Commenting on Penny Marshall's film Awakenings, noted film critic David Thomson said, "Awakenings was Hollywood's idea of a prestige production: there is nothing so respectable as the pathos of the handicapped, or as slick as the way clever tour-de-force acting gets away with being called truthful realism." Now Penny's brother Garry, long-time director and the Hollywood auteur behind Pretty Woman, has entered the fray. His latest film, The Other Sister, stars Juliette Lewis and Giovanni Ribisi as mentally challenged young adults who fall in love. Cinematographer and co-Executive Director of Northwest Film Forum Jamie Hook discusses the film with the self-professed film genius Matt Strobel.
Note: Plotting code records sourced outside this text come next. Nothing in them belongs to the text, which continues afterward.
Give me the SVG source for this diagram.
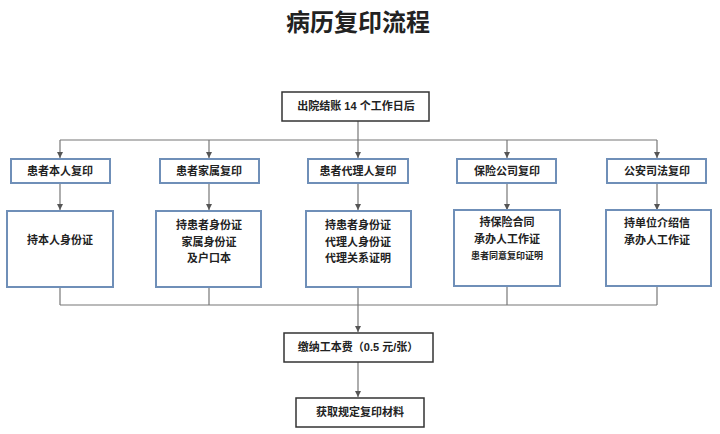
<svg xmlns="http://www.w3.org/2000/svg" width="720" height="434" viewBox="0 0 720 434">
<style>
text{font-family:"Liberation Sans","Noto Sans CJK SC",sans-serif;font-weight:bold;fill:#222;text-anchor:middle}
.t{font-size:11px}
.b{fill:#fff;stroke:#6f8fb8;stroke-width:2}
.k{fill:#fff;stroke:#333;stroke-width:1.5}
.c line{stroke:#777;stroke-width:1.2}
</style>
<defs><marker id="a" markerWidth="6" markerHeight="6" refX="5" refY="3" orient="auto"><path d="M0,0.5L5,3L0,5.5z" fill="#555"/></marker></defs>
<rect width="720" height="434" fill="#fff"/>
<text x="358" y="31" style="font-size:24px">病历复印流程</text>
<g class="c">
<line x1="358" y1="121" x2="358" y2="140"/>
<line x1="60" y1="140" x2="657" y2="140"/>
<line x1="60" y1="140" x2="60" y2="158" marker-end="url(#a)"/>
<line x1="209" y1="140" x2="209" y2="158" marker-end="url(#a)"/>
<line x1="358" y1="140" x2="358" y2="158" marker-end="url(#a)"/>
<line x1="507" y1="140" x2="507" y2="158" marker-end="url(#a)"/>
<line x1="657" y1="140" x2="657" y2="158" marker-end="url(#a)"/>
<line x1="60" y1="183" x2="60" y2="210" marker-end="url(#a)"/>
<line x1="209" y1="183" x2="209" y2="210" marker-end="url(#a)"/>
<line x1="358" y1="183" x2="358" y2="210" marker-end="url(#a)"/>
<line x1="507" y1="183" x2="507" y2="210" marker-end="url(#a)"/>
<line x1="657" y1="183" x2="657" y2="210" marker-end="url(#a)"/>
<line x1="60" y1="287" x2="60" y2="305"/>
<line x1="209" y1="287" x2="209" y2="305"/>
<line x1="358" y1="287" x2="358" y2="305"/>
<line x1="507" y1="287" x2="507" y2="305"/>
<line x1="657" y1="287" x2="657" y2="305"/>
<line x1="60" y1="305" x2="657" y2="305"/>
<line x1="358" y1="305" x2="358" y2="332" marker-end="url(#a)"/>
<line x1="358" y1="362" x2="358" y2="397" marker-end="url(#a)"/>
</g>
<g id="start"><rect class="k" x="282" y="92" width="147" height="29"/><text class="t" x="356" y="110">出院结账 14 个工作日后</text></g>
<g id="n1"><rect class="b" x="11" y="159" width="99" height="24"/><text class="t" x="60" y="175">患者本人复印</text></g>
<g id="n2"><rect class="b" x="160" y="159" width="99" height="24"/><text class="t" x="209" y="175">患者家属复印</text></g>
<g id="n3"><rect class="b" x="308" y="159" width="100" height="24"/><text class="t" x="358" y="175">患者代理人复印</text></g>
<g id="n4"><rect class="b" x="457" y="159" width="99" height="24"/><text class="t" x="507" y="175">保险公司复印</text></g>
<g id="n5"><rect class="b" x="607" y="159" width="99" height="24"/><text class="t" x="657" y="175">公安司法复印</text></g>
<g id="d1"><rect class="b" x="7" y="211" width="106" height="76"/><text class="t" x="60" y="244">持本人身份证</text></g>
<g id="d2"><rect class="b" x="156" y="211" width="105" height="76"/><text class="t" x="209" y="229">持患者身份证</text><text class="t" x="209" y="246">家属身份证</text><text class="t" x="209" y="262">及户口本</text></g>
<g id="d3"><rect class="b" x="306" y="211" width="105" height="76"/><text class="t" x="358" y="229">持患者身份证</text><text class="t" x="358" y="246">代理人身份证</text><text class="t" x="358" y="262">代理关系证明</text></g>
<g id="d4"><rect class="b" x="454" y="210" width="106" height="76"/><text class="t" x="507" y="226">持保险合同</text><text class="t" x="507" y="243">承办人工作证</text><text x="507" y="259" style="font-size:9px">患者同意复印证明</text></g>
<g id="d5"><rect class="b" x="606" y="210" width="105" height="76"/><text class="t" x="657" y="227">持单位介绍信</text><text class="t" x="657" y="244">承办人工作证</text></g>
<g id="fee"><rect class="k" x="284" y="333" width="149" height="29"/><text class="t" x="358" y="351">缴纳工本费（0.5 元/张）</text></g>
<g id="end"><rect class="k" x="296" y="398" width="128" height="29"/><text class="t" x="360" y="416">获取规定复印材料</text></g>
</svg>
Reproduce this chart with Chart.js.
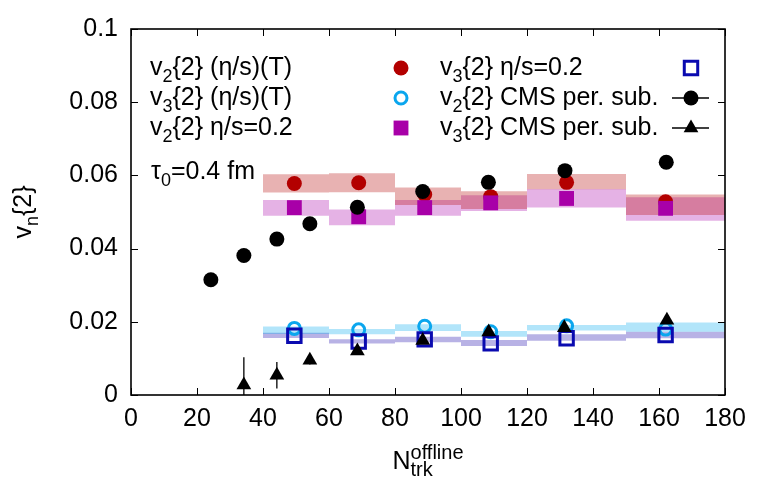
<!DOCTYPE html>
<html><head><meta charset="utf-8">
<script src="https://cdn.jsdelivr.net/npm/chart.js@4/dist/chart.umd.min.js"></script>
<style>html,body{margin:0;padding:0;background:#fff}</style>
</head><body>
<canvas id="c" width="767" height="500" style="width:767px;height:500px;display:block"></canvas>
<script>
// ---- data ----
const xTicks = [0,20,40,60,80,100,120,140,160,180];
const xTickLabels = ['0','20','40','60','80','100','120','140','160','180'];
const yTicks = [0,0.02,0.04,0.06,0.08,0.1];
const yTickLabels = ['0','0.02','0.04','0.06','0.08','0.1'];

const binEdges = [40,60,80,100,120,150,180];
const modelX = [49.5,69,89,109,132,162];

const v2TempVals = [0.0578,0.0580,0.0548,0.0542,0.0581,0.0528];
const v3TempVals = [0.0182,0.0178,0.0188,0.0173,0.0189,0.0180];
const v2FixVals  = [0.0512,0.0487,0.0512,0.0525,0.0537,0.0510];
const v3FixVals  = [0.0162,0.0146,0.0152,0.0141,0.0155,0.0164];

const v2TempLow  = [0.0553,0.0554,0.0519,0.0508,0.0562,0.0492];
const v2TempHigh = [0.0603,0.0606,0.0567,0.0557,0.0604,0.0548];
const v2FixLow   = [0.0490,0.0464,0.0490,0.0503,0.0512,0.0476];
const v2FixHigh  = [0.0533,0.0507,0.0533,0.0546,0.0563,0.0540];
const v3TempLow  = [0.0167,0.0166,0.0175,0.0159,0.0176,0.0173];
const v3TempHigh = [0.0187,0.0180,0.0193,0.0175,0.0191,0.0198];
const v3FixLow   = [0.0156,0.0141,0.0144,0.0134,0.0148,0.0155];
const v3FixHigh  = [0.0170,0.0152,0.0159,0.0150,0.0166,0.0173];

const v2CmsX = [24.2,34.2,44.2,54.2,68.6,88.4,108.3,131.5,162.2];
const v2CmsVals = [0.0315,0.0381,0.0426,0.0468,0.0513,0.0556,0.0581,0.0613,0.0636];
const v3CmsX = [34.2,44.2,54.2,68.6,88.4,108.4,131.3,162.4];
const v3CmsVals = [0.0027,0.0054,0.0095,0.0120,0.0149,0.0172,0.0184,0.0204];
const v3CmsErr  = [0.0076,0.0036,0.0012,0.0006,0.0006,0.0006,0.0006,0.0006];

const legendLeft = [
  ['v',{sub:'2'},'{2} (η/s)(T)'],
  ['v',{sub:'3'},'{2} (η/s)(T)'],
  ['v',{sub:'2'},'{2} η/s=0.2']
];
const legendRight = [
  ['v',{sub:'3'},'{2} η/s=0.2'],
  ['v',{sub:'2'},'{2} CMS per. sub.'],
  ['v',{sub:'3'},'{2} CMS per. sub.']
];
const tauText = ['τ',{sub:'0'},'=0.4 fm'];
const xTitle = ['N',{sub:'trk',sup:'offline'}];
const yTitle = ['v',{sub:'n'},'{2}'];

// ---- helpers ----
const FAM = '"Liberation Sans", Arial, Helvetica, sans-serif';
const FS = 25;
function pts(xs, ys){ return xs.map((x,i)=>({x:x,y:ys[i]})); }
function stepPts(vals){
  const d = [];
  vals.forEach((v,i)=>{ d.push({x:binEdges[i], y:v}); d.push({x:binEdges[i+1], y:v}); });
  return d;
}
function band(low, high, color, order){
  return [
    {type:'line', data:stepPts(low), borderColor:'rgba(0,0,0,0)', borderWidth:0, pointRadius:0, tension:0, fill:false, order:order},
    {type:'line', data:stepPts(high), borderColor:'rgba(0,0,0,0)', borderWidth:0, pointRadius:0, tension:0, fill:'-1', backgroundColor:color, order:order}
  ];
}
function drawRich(ctx, segs, x, y, size, align, scriptScale){
  const f = s => s+'px '+FAM;
  const ss = size*(scriptScale||0.72);
  let w = 0; const items = [];
  for (const sg of segs){
    if (typeof sg === 'string'){ ctx.font=f(size); items.push({t:sg,dx:w,dy:0,f:f(size)}); w += ctx.measureText(sg).width; }
    else { ctx.font=f(ss); let mw=0;
      if (sg.sub){ items.push({t:sg.sub,dx:w,dy:size*0.28,f:f(ss)}); mw=Math.max(mw,ctx.measureText(sg.sub).width); }
      if (sg.sup){ items.push({t:sg.sup,dx:w,dy:-size*0.42,f:f(ss)}); mw=Math.max(mw,ctx.measureText(sg.sup).width); }
      w += mw; }
  }
  const x0 = align==='center' ? x-w/2 : (align==='right' ? x-w : x);
  ctx.textAlign='left'; ctx.textBaseline='alphabetic'; ctx.fillStyle='#000';
  for (const it of items){ ctx.font=it.f; ctx.fillText(it.t, x0+it.dx, y+it.dy); }
  return w;
}

const styles = {
  v2T:{pointStyle:'circle', radius:7.5, bg:'#b30000', border:'#b30000', bw:0},
  v3T:{pointStyle:'circle', radius:6, bg:'rgba(0,0,0,0)', border:'#0aa6ee', bw:3},
  v2F:{pointStyle:'rect', radius:10.5, bg:'#a800a8', border:'#a800a8', bw:0},
  v3F:{pointStyle:'rect', radius:9.5, bg:'rgba(0,0,0,0)', border:'#0a0ab0', bw:3},
  v2C:{pointStyle:'circle', radius:7.5, bg:'#000', border:'#000', bw:0},
  v3C:{pointStyle:'triangle', radius:8.5, bg:'#000', border:'#000', bw:0}
};
function scatter(data, st, order){
  return {type:'scatter', data:data, showLine:false, pointStyle:st.pointStyle, pointRadius:st.radius, pointHoverRadius:st.radius,
    backgroundColor:st.bg, borderColor:st.border, borderWidth:st.bw, order:order};
}

const datasets = [
  ...band(v2FixLow, v2FixHigh, 'rgba(170,0,170,0.30)', 20),
  ...band(v2TempLow, v2TempHigh, 'rgba(180,0,0,0.30)', 19),
  ...band(v3FixLow, v3FixHigh, 'rgba(20,0,170,0.30)', 18),
  ...band(v3TempLow, v3TempHigh, 'rgba(0,170,240,0.30)', 17),
  scatter(pts(modelX, v2TempVals), styles.v2T, 10),
  scatter(pts(modelX, v3TempVals), styles.v3T, 9),
  scatter(pts(modelX, v2FixVals), styles.v2F, 8),
  scatter(pts(modelX, v3FixVals), styles.v3F, 7),
  scatter(pts(v2CmsX, v2CmsVals), styles.v2C, 6),
  scatter(pts(v3CmsX, v3CmsVals), styles.v3C, 5)
];

const framePlugin = {
  id:'frame',
  beforeDatasetsDraw(chart){
    const {ctx, chartArea:a, scales:{x,y}} = chart;
    ctx.save();
    ctx.beginPath(); ctx.rect(a.left,a.top,a.right-a.left,a.bottom-a.top); ctx.clip();
    ctx.strokeStyle='#000'; ctx.lineWidth=1.3;
    v3CmsX.forEach((xv,i)=>{
      const px = x.getPixelForValue(xv);
      ctx.beginPath();
      ctx.moveTo(px, y.getPixelForValue(v3CmsVals[i]-v3CmsErr[i]));
      ctx.lineTo(px, y.getPixelForValue(v3CmsVals[i]+v3CmsErr[i]));
      ctx.stroke();
    });
    ctx.restore();
  },
  afterDraw(chart){
    const {ctx, chartArea:a, scales:{x,y}} = chart;
    ctx.save();
    ctx.strokeStyle='#000'; ctx.lineWidth=1;
    const L=7;
    xTicks.forEach(v=>{ const p=Math.round(x.getPixelForValue(v))+0.5;
      ctx.beginPath(); ctx.moveTo(p,a.bottom); ctx.lineTo(p,a.bottom-L); ctx.moveTo(p,a.top); ctx.lineTo(p,a.top+L); ctx.stroke(); });
    yTicks.forEach(v=>{ const p=Math.round(y.getPixelForValue(v))+0.5;
      ctx.beginPath(); ctx.moveTo(a.left,p); ctx.lineTo(a.left+L,p); ctx.moveTo(a.right,p); ctx.lineTo(a.right-L,p); ctx.stroke(); });
    ctx.lineWidth=1.6;
    ctx.strokeRect(a.left, a.top, a.right-a.left, a.bottom-a.top);
    // titles
    drawRich(ctx, xTitle, (a.left+a.right)/2, 469, FS, 'center', 0.8);
    ctx.save(); ctx.translate(31,(a.top+a.bottom)/2); ctx.rotate(-Math.PI/2);
    drawRich(ctx, yTitle, 0, 0, FS, 'center'); ctx.restore();
    // legend
    const rows=[68,98,128];
    const leftStyles=[styles.v2T, styles.v3T, styles.v2F];
    const rightStyles=[styles.v3F, styles.v2C, styles.v3C];
    legendLeft.forEach((s,i)=>{ drawRich(ctx, s, 150, rows[i]+7, FS, 'left');
      const st=leftStyles[i];
      ctx.fillStyle=st.bg; ctx.strokeStyle=st.border; ctx.lineWidth=st.bw;
      Chart.helpers.drawPoint(ctx,{pointStyle:st.pointStyle,radius:st.radius,borderWidth:st.bw,rotation:0},401,rows[i]); });
    legendRight.forEach((s,i)=>{ drawRich(ctx, s, 440, rows[i]+7, FS, 'left');
      const st=rightStyles[i];
      if (i>0){ ctx.strokeStyle='#000'; ctx.lineWidth=1.3; ctx.beginPath(); ctx.moveTo(672,rows[i]); ctx.lineTo(709,rows[i]); ctx.stroke(); }
      ctx.fillStyle=st.bg; ctx.strokeStyle=st.border; ctx.lineWidth=st.bw;
      Chart.helpers.drawPoint(ctx,{pointStyle:st.pointStyle,radius:st.radius,borderWidth:st.bw,rotation:0},691,rows[i]); });
    drawRich(ctx, tauText, 151, 179, FS, 'left');
    ctx.restore();
  }
};

new Chart(document.getElementById('c'), {
  type:'scatter',
  data:{datasets:datasets},
  options:{
    responsive:false, animation:false, devicePixelRatio:1,
    layout:{padding:{left:0,top:29,right:42,bottom:0}},
    plugins:{legend:{display:false}, tooltip:{enabled:false}},
    scales:{
      x:{type:'linear', min:0, max:180,
        afterBuildTicks:s=>{ s.ticks = xTicks.map(v=>({value:v})); },
        afterFit:s=>{ s.height = 105; },
        grid:{display:false, drawTicks:false}, border:{display:false},
        ticks:{padding:9, color:'#000', font:{family:FAM,size:FS}, maxRotation:0, autoSkip:false,
          callback:(v,i)=>xTickLabels[i]}},
      y:{type:'linear', min:0, max:0.1,
        afterBuildTicks:s=>{ s.ticks = yTicks.map(v=>({value:v})); },
        afterFit:s=>{ s.width = 131; },
        grid:{display:false, drawTicks:false}, border:{display:false},
        ticks:{padding:13, color:'#000', font:{family:FAM,size:FS}, autoSkip:false,
          callback:(v,i)=>yTickLabels[i]}}
    }
  },
  plugins:[framePlugin]
});
</script>
</body></html>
Note: Slang terms for the mentally challenged are used throughout this piece as commentary on Marshall's objectification of the mentally challenged in the film. --Film Editor

Jamie Hook: So, this was a misstep for Marshall.

Matt Strobel: Yes, though we would be wise to remember Andrew Sarris' postulation that even a bad film by an auteur such as Hitchcock, Ford, or in this case Marshall is a greater film than the best work of a hack like John Huston or Ingmar Bergman.

JH: Juliette Lewis seems to be taking the popular route to career revival by playing a 'tard in this film.

MS: Yes. I'm impressed that she seems to have broken the "glass ceiling" in the subgenre of 'tard films.

JH: I hadn't thought of that.

MS: We can only hope to see other great actresses like Kim Basinger and Meryl Streep follow her lead.

JH: It would be refreshing to see Streep take on a great 'tard role like Helen Keller. But, to get back to the film, Lewis plays a 'tard who meets a fellow 'tard, played by Giovanni Ribisi, and falls in love.

MS: Ribisi really does something with his role here. The scenes of him clapping and smiling are so... effortlessly portrayed.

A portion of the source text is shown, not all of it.